Particularly throughout 2010, initiatives by the Obama administration put a tighter squeeze on federal contractors by calling for greater reliance on insourcing. Consequently, many of largest agencies have included insourcing as part of their cost-cutting plans. Others continue to practice bundling by consolidating multiple contracts into a single bid, a leading impediment to small business participation in federal contracting opportunities.

There is large difference between the resources, pricing aggressiveness and financial staying power of growing small businesses versus corporate giants. This means that, by nature, small businesses are most affected by size standard restrictions, insourcing, the increased cost of competition and decreased market shares. Small businesses may have to prepare to take a more competitive posture to cover the increased cost of additional, more frequent competitions and to sustain viability in the face of more cut-throat pricing competitions.

To meet the administration’s goal of reducing unemployment and supporting small business competitive viability, it is high time that both the small business community and policy makers take action, veering away from outmoded practices that have not benefited the community to date. SBA’s minor tweaks on size-standards oriented on statistical deviations, as has previously been the practice, have not served to address small businesses continued competitive viability.

The practice of simply monitoring large businesses’ subcontracting plans has not served to reduce the number of small business fronts and small business awards that benefit large corporations. Government oversight on bundling has not stopped the practice. The small business community needs leadership, akin to that exhibited in the financial crisis, coming together to produce sweeping change and helping small businesses going forward to create jobs and to continue to grow.

But an opportunity for change may already be on the horizon. After quietly suffering decades of unsolved problems in the federal marketplace, the small business community is organizing a series of forums to reform government policy on issues affecting all small federal contractors, issues like size standards, access to contracts, bundling and subcontracting.

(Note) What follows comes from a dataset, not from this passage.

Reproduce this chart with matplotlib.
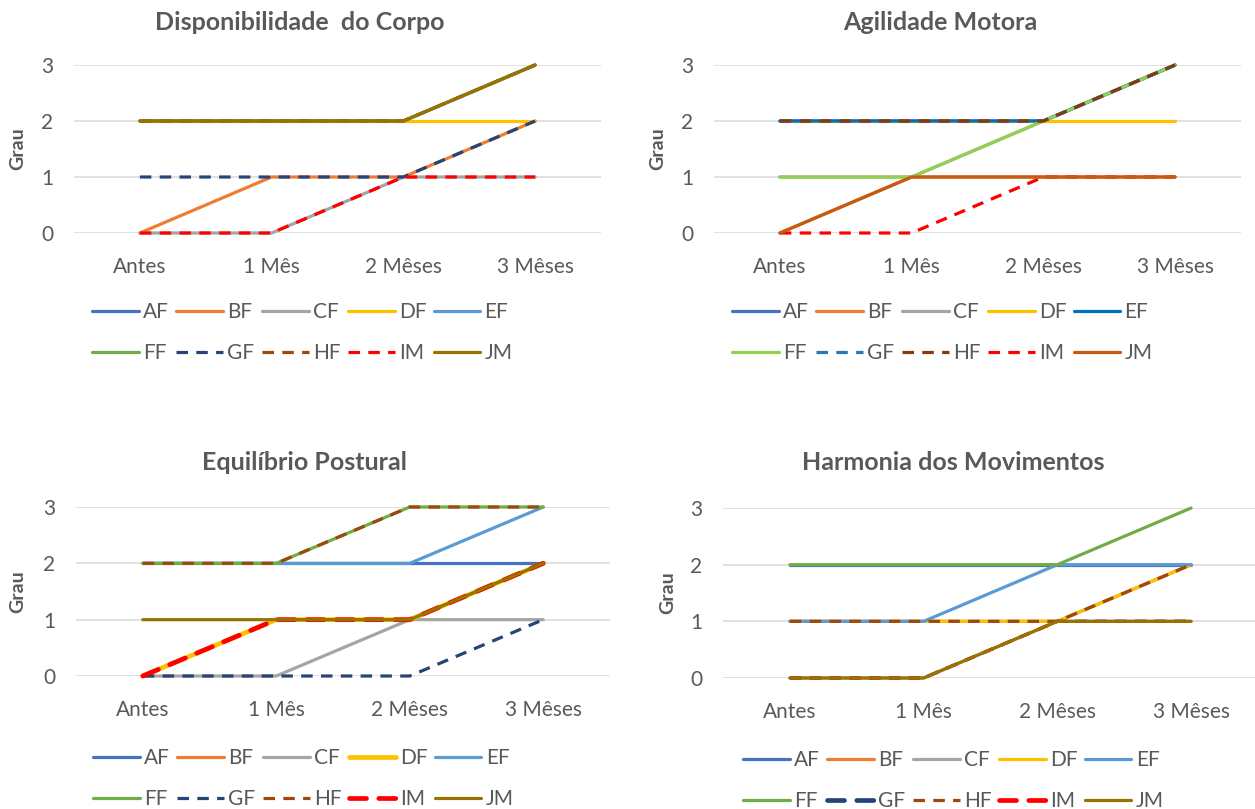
import matplotlib
matplotlib.use("Agg")
import matplotlib.pyplot as plt
from matplotlib.lines import Line2D

plt.rcParams['font.family'] = ['Lato', 'DejaVu Sans']

# ---------------- data ----------------
categories = ["Antes", "1 Mês", "2 Mêses", "3 Mêses"]
series_names = ["AF", "BF", "CF", "DF", "EF", "FF", "GF", "HF", "IM", "JM"]
grau_ticks = [0, 1, 2, 3]

titles = ["Disponibilidade  do Corpo", "Agilidade Motora",
          "Equilíbrio Postural", "Harmonia dos Movimentos"]

disponibilidade = {
    "AF": [2, 2, 2, 3], "BF": [0, 1, 1, 2], "CF": [0, 0, 1, 1],
    "DF": [2, 2, 2, 2], "EF": [2, 2, 2, 3], "FF": [2, 2, 2, 3],
    "GF": [1, 1, 1, 2], "HF": [2, 2, 2, 3], "IM": [0, 0, 1, 1],
    "JM": [2, 2, 2, 3],
}
agilidade = {
    "AF": [2, 2, 2, 3], "BF": [0, 1, 1, 1], "CF": [1, 1, 2, 3],
    "DF": [2, 2, 2, 2], "EF": [2, 2, 2, 3], "FF": [1, 1, 2, 3],
    "GF": [2, 2, 2, 3], "HF": [2, 2, 2, 3], "IM": [0, 0, 1, 1],
    "JM": [0, 1, 1, 1],
}
equilibrio = {
    "AF": [2, 2, 2, 2], "BF": [0, 1, 1, 2], "CF": [0, 0, 1, 1],
    "DF": [0, 1, 1, 2], "EF": [2, 2, 2, 3], "FF": [2, 2, 3, 3],
    "GF": [0, 0, 0, 1], "HF": [2, 2, 3, 3], "IM": [0, 1, 1, 2],
    "JM": [1, 1, 1, 2],
}
harmonia = {
    "AF": [2, 2, 2, 2], "BF": [1, 1, 1, 2], "CF": [0, 0, 1, 1],
    "DF": [1, 1, 1, 2], "EF": [1, 1, 2, 2], "FF": [2, 2, 2, 3],
    "GF": [0, 0, 1, 1], "HF": [1, 1, 1, 2], "IM": [0, 0, 1, 1],
    "JM": [0, 0, 1, 1],
}

# ---------------- styles ----------------
colors_std = {"AF": "#4472C4", "BF": "#ED7D31", "CF": "#A5A5A5", "DF": "#FFC000",
              "EF": "#5B9BD5", "FF": "#70AD47", "GF": "#264478", "HF": "#9E480E",
              "IM": "#FF0000", "JM": "#997300"}
colors_agil = dict(colors_std, EF="#0070C0", FF="#92D050", GF="#2E75B6",
                   HF="#843C0C", JM="#C55A11")
dashed = {"GF", "HF", "IM"}
TXT = "#595959"
W, H = 1255, 809

fig = plt.figure(figsize=(W / 100, H / 100), dpi=100)
fig.patch.set_facecolor("white")


def px_axes(left, right, top, bottom):
    return fig.add_axes([left / W, 1 - bottom / H, (right - left) / W, (bottom - top) / H])


panels = [
    # data, colors, axes box (l, r, t, b), title(x,y), ylabel x, legend (x, y),
    # thick lines in plot, thick lines in legend
    (disponibilidade, colors_std, (74, 601, 65, 233), (300, 22), 18, (92, 302), set(), set()),
    (agilidade, colors_agil, (714, 1241, 65, 233), (940, 22), 658, (732, 302), set(), set()),
    (equilibrio, colors_std, (76, 610, 507, 676), (305, 463), 18, (93, 748), {"DF", "IM"}, {"DF", "IM"}),
    (harmonia, colors_std, (723, 1258, 508, 678), (953, 463), 668, (743, 750), set(), {"GF", "IM"}),
]

# legend is filled column-wise by matplotlib: reorder so rows read AF..EF / FF..JM
ncol = 5
legend_order = [series_names[r * ncol + c] for c in range(ncol) for r in range(2)]

x = list(range(len(categories)))
for (data, cols, box, tpos, ylx, lpos, thick, lthick), title in zip(panels, titles):
    ax = px_axes(*box)
    handles = {}
    for name in series_names:
        def style(is_thick):
            kw = dict(color=cols[name], lw=3.4 if is_thick else 2.3,
                      solid_capstyle="round", dash_capstyle="butt")
            if name in dashed:
                kw["dashes"] = (3.6, 2.6)
                if is_thick:
                    kw["dash_capstyle"] = "round"
            return kw
        ax.plot(x, data[name], clip_on=False, **style(name in thick))
        handles[name] = Line2D([], [], **style(name in lthick))
    ax.set_xlim(-0.5, 3.5)
    ax.set_ylim(0, 3)
    ax.set_yticks(grau_ticks)
    ax.set_xticks(x)
    ax.set_xticklabels(categories)
    for s in ax.spines.values():
        s.set_visible(False)
    ax.grid(axis="y", color="#D9D9D9", lw=1.1)
    ax.set_axisbelow(True)
    ax.tick_params(axis="both", length=0, labelsize=15, labelcolor=TXT)
    ax.tick_params(axis="y", pad=15)
    ax.tick_params(axis="x", pad=17)
    fig.text(tpos[0] / W, 1 - tpos[1] / H, title, ha="center", va="center",
             fontsize=18, fontweight="bold", color=TXT)
    fig.text(ylx / W, 1 - (box[2] + box[3]) / 2 / H, "Grau", rotation=90,
             ha="center", va="center", fontsize=14, fontweight="bold", color=TXT)
    fig.legend([handles[n] for n in legend_order], legend_order, ncol=ncol,
               loc="upper left", bbox_to_anchor=(lpos[0] / W, 1 - lpos[1] / H),
               frameon=False, fontsize=15, labelcolor=TXT,
               handlelength=2.25, handletextpad=0.2, columnspacing=0.35,
               labelspacing=1.0, borderpad=0, borderaxespad=0)

fig.savefig("out.png", dpi=100, facecolor="white")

No longer can we wait for Congress and government agencies to provide solutions that work. Small businesses are known to provide innovative business solutions. If this nation is to grow and to reduce unemployment, we must all support small businesses by providing real solutions to their problem issues.

Fernando Galaviz is chairman of the National Federal Contractors Association. Roger A. Campos is president and CEO of the Minority Business Round Table. The views expressed are those of the authors.